- [EXERCISE BRIEF]: From the entries below, copy every line holding the word "that".

## START DATA EXCERPTS

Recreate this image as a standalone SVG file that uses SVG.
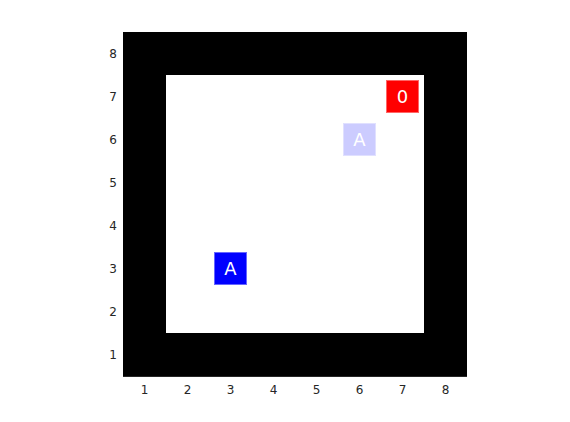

## END DATA EXCERPTS
## START DATA EXCERPTS

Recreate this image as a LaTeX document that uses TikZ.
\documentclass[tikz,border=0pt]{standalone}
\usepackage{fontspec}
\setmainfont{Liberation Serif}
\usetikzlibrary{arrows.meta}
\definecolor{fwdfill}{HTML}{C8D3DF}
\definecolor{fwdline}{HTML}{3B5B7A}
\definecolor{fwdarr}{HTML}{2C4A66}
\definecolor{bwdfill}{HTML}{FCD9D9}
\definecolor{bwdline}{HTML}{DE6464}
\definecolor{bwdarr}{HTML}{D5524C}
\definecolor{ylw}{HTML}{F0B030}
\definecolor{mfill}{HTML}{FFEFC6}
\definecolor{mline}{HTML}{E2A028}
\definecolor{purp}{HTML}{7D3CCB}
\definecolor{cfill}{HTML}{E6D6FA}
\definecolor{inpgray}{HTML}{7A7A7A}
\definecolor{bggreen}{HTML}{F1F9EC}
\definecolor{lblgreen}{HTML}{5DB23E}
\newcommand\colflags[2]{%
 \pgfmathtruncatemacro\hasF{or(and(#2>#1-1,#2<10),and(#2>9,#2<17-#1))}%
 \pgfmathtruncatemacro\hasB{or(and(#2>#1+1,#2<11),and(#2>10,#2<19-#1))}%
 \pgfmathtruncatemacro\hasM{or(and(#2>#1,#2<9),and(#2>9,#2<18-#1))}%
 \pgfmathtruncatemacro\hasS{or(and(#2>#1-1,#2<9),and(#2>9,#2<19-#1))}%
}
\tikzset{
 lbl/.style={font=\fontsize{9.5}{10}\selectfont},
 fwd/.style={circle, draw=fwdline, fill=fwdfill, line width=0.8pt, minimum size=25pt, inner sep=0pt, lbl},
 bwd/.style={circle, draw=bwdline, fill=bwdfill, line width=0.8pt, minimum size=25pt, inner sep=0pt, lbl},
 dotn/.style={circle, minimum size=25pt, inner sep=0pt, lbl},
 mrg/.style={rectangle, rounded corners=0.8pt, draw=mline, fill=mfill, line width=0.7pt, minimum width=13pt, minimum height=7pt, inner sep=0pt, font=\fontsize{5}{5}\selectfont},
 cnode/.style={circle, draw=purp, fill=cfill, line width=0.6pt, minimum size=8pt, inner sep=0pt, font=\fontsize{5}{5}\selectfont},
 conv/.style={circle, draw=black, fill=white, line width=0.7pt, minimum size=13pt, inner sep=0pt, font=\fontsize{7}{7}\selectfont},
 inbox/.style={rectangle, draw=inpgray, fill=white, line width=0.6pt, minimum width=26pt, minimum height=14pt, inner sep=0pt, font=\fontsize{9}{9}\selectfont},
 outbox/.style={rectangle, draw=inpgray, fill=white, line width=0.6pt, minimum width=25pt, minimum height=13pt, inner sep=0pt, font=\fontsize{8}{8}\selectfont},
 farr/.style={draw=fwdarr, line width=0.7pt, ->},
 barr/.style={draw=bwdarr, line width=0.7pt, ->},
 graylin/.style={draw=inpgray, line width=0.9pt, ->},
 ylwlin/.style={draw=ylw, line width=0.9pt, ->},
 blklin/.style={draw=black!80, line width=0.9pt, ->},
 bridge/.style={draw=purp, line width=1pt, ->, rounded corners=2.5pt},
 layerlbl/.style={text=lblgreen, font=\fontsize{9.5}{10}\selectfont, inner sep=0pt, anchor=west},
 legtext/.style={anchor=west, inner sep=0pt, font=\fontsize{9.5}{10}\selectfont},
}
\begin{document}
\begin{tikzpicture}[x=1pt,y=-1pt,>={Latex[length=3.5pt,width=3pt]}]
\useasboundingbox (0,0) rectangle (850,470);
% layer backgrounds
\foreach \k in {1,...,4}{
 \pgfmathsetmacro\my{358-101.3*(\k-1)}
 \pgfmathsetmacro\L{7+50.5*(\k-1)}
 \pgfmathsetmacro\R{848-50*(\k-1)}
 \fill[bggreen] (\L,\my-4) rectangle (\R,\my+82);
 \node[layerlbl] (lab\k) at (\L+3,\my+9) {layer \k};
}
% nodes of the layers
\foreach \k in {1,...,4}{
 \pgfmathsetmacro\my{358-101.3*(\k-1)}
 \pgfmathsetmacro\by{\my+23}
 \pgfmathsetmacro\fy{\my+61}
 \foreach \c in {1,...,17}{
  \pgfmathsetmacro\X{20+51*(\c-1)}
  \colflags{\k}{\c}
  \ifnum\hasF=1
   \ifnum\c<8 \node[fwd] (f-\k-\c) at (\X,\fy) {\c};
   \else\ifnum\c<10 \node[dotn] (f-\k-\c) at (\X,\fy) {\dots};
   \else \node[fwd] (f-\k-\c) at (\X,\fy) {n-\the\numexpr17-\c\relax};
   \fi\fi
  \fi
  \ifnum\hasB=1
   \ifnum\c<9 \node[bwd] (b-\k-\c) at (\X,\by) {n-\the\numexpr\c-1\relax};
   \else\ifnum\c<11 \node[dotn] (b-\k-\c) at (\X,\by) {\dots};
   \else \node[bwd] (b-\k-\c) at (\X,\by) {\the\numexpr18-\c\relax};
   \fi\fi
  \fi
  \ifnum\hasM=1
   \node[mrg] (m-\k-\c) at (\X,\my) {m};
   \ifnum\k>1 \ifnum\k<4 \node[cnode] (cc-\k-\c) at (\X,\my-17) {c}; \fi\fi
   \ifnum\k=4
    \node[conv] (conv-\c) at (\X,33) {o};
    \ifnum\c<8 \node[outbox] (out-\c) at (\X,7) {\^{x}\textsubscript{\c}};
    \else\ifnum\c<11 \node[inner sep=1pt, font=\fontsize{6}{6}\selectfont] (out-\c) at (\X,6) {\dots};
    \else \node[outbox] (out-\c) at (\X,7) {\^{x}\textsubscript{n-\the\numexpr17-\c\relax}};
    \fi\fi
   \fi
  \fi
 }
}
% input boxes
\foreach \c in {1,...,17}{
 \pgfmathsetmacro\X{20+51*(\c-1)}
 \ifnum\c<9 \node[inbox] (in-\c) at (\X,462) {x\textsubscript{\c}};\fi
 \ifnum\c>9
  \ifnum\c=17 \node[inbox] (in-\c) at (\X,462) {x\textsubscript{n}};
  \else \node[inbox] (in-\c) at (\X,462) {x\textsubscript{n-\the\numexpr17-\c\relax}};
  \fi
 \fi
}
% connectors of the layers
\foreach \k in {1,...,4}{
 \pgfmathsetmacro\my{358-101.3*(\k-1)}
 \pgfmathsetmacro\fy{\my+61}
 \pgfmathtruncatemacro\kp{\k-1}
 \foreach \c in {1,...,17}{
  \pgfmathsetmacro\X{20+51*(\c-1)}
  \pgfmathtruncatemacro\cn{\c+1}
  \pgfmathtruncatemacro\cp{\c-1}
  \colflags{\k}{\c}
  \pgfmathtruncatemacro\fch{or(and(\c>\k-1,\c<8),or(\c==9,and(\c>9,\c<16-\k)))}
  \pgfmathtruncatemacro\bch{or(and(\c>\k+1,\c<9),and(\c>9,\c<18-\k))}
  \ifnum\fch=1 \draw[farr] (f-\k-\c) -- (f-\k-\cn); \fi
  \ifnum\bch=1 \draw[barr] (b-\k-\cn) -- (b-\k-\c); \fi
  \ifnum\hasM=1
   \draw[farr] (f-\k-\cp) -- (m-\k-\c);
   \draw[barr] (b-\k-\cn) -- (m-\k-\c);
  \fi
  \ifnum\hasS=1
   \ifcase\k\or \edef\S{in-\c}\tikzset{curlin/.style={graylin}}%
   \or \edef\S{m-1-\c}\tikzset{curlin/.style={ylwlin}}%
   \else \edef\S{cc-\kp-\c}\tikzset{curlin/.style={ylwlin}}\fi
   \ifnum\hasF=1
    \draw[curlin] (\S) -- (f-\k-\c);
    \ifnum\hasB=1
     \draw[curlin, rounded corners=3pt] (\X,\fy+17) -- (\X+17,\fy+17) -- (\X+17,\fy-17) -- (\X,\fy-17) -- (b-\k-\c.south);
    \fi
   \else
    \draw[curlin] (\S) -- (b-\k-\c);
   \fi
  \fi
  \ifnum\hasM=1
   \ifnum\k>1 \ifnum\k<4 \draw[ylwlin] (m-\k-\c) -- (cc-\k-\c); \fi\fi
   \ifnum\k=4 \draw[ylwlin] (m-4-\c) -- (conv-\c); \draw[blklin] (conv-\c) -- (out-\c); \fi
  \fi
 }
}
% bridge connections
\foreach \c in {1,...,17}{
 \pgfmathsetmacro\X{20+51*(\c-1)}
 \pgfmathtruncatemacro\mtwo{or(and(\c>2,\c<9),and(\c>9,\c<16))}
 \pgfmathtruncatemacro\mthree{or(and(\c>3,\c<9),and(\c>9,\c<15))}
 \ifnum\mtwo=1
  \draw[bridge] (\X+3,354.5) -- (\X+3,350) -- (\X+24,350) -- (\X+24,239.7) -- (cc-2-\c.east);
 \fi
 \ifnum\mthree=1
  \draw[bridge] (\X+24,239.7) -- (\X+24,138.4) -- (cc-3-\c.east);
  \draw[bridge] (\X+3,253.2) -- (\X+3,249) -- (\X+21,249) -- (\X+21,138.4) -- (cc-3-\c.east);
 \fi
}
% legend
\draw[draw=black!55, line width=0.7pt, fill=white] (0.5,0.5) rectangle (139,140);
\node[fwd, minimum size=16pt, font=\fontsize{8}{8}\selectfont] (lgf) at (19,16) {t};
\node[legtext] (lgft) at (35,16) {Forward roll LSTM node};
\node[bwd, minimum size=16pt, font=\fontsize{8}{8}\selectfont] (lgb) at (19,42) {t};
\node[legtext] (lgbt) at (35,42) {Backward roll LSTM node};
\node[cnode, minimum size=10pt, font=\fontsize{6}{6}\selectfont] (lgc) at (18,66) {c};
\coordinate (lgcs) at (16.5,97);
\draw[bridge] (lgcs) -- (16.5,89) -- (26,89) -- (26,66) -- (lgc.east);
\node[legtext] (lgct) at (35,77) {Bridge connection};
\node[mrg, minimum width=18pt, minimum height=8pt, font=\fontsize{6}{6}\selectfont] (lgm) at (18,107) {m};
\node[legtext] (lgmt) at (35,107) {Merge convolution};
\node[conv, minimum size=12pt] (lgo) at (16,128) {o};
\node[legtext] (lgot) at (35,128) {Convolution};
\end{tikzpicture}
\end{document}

## END DATA EXCERPTS

- [EXERCISE RESPONSE]:
Recreate this image as a standalone SVG file that uses SVG.
Recreate this image as a LaTeX document that uses TikZ.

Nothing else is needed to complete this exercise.